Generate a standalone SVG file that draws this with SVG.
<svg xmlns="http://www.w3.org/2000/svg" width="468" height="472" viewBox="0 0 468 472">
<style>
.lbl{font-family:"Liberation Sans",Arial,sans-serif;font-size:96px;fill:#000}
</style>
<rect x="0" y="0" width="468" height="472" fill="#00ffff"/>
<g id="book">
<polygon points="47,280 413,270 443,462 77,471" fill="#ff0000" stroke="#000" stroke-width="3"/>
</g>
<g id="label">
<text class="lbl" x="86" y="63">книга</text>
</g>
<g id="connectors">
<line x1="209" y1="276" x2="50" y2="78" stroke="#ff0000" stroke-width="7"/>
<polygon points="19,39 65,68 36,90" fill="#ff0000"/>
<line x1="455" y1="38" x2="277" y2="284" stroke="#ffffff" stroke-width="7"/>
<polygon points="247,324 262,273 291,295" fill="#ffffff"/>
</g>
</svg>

——————

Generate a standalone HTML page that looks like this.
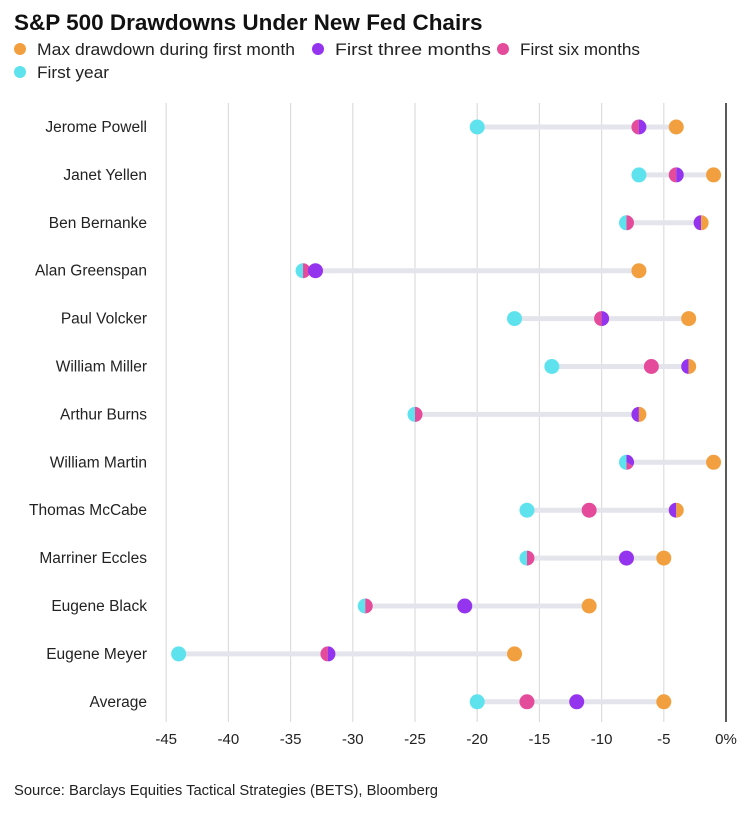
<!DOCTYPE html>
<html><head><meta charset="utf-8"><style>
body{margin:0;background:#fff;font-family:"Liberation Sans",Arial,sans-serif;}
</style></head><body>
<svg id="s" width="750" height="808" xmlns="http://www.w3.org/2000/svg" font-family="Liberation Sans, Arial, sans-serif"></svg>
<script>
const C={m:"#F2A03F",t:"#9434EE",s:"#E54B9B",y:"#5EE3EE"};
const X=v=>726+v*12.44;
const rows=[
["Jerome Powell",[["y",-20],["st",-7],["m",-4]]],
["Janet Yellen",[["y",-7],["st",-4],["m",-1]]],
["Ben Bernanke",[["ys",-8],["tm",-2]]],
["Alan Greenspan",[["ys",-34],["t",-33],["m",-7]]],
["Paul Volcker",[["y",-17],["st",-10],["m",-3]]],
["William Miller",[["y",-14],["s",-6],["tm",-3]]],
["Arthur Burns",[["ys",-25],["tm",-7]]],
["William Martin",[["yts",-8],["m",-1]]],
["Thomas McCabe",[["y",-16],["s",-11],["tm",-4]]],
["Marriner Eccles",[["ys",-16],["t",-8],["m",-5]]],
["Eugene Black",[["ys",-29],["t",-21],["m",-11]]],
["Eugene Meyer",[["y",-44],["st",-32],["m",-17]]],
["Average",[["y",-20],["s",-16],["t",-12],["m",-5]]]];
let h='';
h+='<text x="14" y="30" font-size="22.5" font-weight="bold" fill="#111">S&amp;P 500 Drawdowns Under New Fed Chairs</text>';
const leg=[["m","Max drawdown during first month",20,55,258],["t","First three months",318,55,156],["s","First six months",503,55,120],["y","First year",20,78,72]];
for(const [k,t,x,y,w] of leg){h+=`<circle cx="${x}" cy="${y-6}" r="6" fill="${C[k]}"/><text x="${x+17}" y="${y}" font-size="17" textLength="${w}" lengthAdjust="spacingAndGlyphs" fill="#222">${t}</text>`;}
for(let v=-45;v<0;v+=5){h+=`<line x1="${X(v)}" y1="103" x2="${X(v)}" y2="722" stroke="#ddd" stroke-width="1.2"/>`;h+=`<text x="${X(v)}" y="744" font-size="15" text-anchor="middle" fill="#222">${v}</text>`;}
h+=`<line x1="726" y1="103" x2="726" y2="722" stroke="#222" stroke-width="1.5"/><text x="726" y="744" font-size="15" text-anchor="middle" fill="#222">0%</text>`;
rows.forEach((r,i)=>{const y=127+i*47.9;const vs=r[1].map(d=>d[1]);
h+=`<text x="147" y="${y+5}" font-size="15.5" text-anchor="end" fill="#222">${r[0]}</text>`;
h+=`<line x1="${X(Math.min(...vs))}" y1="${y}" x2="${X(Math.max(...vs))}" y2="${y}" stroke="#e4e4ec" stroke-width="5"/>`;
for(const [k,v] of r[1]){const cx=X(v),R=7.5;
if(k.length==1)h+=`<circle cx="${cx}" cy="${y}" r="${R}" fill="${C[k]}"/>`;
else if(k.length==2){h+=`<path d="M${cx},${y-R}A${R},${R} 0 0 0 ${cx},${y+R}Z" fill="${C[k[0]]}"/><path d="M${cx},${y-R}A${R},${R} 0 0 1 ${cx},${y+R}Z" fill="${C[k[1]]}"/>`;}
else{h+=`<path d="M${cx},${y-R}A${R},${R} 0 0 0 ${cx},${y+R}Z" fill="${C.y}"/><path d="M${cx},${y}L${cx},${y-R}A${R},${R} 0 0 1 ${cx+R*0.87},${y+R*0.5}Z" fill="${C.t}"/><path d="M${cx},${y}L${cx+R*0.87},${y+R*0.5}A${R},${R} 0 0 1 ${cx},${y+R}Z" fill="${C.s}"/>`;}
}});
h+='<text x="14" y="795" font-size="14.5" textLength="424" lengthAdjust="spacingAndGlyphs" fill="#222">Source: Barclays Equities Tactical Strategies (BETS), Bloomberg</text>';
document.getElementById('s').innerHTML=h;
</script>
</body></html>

——————

## Objective
Pick out every line above that contains the word "standalone" and copy it.

## Exercise response
Generate a standalone SVG file that draws this with SVG.
Generate a standalone HTML page that looks like this.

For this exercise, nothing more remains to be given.